** WHAT NEEDS TO BE DONE **
State only the number of lines that contain the string "diagram".

★ ★ ★ ★ ★

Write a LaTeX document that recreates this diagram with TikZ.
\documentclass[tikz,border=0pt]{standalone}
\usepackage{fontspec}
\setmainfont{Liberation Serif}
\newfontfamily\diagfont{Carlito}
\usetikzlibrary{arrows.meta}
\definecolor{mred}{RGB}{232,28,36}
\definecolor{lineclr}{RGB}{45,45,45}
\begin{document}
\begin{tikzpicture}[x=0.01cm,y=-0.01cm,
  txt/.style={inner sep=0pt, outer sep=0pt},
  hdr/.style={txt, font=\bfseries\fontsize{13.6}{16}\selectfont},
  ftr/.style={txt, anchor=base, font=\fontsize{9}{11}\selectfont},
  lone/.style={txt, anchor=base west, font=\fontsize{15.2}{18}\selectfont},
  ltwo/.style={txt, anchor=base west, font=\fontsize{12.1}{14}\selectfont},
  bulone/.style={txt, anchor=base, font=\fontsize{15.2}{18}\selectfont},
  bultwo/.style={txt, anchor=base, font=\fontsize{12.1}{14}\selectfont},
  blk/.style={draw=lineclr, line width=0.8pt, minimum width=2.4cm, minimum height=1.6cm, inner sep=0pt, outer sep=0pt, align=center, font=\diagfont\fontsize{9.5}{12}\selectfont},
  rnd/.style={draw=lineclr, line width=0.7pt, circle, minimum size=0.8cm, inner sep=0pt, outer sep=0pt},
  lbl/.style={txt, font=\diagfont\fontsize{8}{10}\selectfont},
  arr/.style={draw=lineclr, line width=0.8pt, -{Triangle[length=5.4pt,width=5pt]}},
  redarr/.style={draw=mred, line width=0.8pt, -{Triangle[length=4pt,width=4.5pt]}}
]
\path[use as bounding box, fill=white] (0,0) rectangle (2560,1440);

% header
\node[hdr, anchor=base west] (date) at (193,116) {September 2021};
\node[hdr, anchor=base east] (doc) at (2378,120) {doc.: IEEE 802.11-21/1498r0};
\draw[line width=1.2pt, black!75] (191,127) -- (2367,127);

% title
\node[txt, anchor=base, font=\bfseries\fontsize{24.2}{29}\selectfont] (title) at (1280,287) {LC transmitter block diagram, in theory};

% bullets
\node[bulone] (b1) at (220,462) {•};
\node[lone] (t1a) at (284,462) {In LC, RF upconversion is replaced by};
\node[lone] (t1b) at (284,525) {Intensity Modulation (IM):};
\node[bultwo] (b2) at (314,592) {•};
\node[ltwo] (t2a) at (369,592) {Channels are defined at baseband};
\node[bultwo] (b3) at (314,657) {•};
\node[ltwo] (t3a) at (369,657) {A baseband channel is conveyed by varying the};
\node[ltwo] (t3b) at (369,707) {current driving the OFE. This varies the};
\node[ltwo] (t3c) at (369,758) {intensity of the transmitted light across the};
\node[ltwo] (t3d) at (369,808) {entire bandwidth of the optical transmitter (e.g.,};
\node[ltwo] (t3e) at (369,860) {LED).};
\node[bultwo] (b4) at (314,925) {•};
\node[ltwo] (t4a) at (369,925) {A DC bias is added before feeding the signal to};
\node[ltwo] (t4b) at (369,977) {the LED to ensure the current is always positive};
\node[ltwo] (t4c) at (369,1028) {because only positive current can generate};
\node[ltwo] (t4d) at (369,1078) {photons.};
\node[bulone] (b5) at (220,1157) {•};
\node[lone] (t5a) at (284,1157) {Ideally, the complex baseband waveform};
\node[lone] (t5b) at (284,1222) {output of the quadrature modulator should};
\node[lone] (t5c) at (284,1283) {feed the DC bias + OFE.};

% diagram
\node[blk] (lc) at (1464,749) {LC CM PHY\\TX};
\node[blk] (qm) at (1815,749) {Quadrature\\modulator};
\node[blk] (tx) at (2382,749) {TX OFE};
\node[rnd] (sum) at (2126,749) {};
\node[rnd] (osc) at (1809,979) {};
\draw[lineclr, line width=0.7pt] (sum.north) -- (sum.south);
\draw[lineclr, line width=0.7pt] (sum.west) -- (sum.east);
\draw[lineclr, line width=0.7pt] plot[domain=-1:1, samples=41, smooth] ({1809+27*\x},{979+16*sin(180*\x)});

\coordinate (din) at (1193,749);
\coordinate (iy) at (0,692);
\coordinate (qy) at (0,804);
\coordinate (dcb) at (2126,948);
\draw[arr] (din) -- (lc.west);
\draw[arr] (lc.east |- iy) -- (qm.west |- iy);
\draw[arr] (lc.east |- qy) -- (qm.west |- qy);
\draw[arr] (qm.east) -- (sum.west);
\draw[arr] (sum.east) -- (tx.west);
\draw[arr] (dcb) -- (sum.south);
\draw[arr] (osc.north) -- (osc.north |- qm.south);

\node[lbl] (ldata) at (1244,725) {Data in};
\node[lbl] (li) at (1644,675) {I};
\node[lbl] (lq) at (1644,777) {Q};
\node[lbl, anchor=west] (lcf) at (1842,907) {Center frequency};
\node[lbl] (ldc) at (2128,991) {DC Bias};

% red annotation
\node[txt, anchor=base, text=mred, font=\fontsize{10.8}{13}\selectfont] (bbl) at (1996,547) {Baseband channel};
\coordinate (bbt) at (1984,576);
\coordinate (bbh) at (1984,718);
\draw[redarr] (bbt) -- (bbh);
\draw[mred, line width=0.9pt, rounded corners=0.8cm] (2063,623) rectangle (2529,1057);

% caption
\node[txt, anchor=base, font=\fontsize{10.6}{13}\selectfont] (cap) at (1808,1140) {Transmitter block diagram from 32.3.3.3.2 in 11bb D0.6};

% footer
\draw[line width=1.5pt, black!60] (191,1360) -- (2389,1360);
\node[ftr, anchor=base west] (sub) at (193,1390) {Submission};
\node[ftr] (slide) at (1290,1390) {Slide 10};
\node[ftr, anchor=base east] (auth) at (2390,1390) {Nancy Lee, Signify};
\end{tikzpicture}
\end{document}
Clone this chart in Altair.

★ ★ ★ ★ ★

** FINISHED ANSWER **
4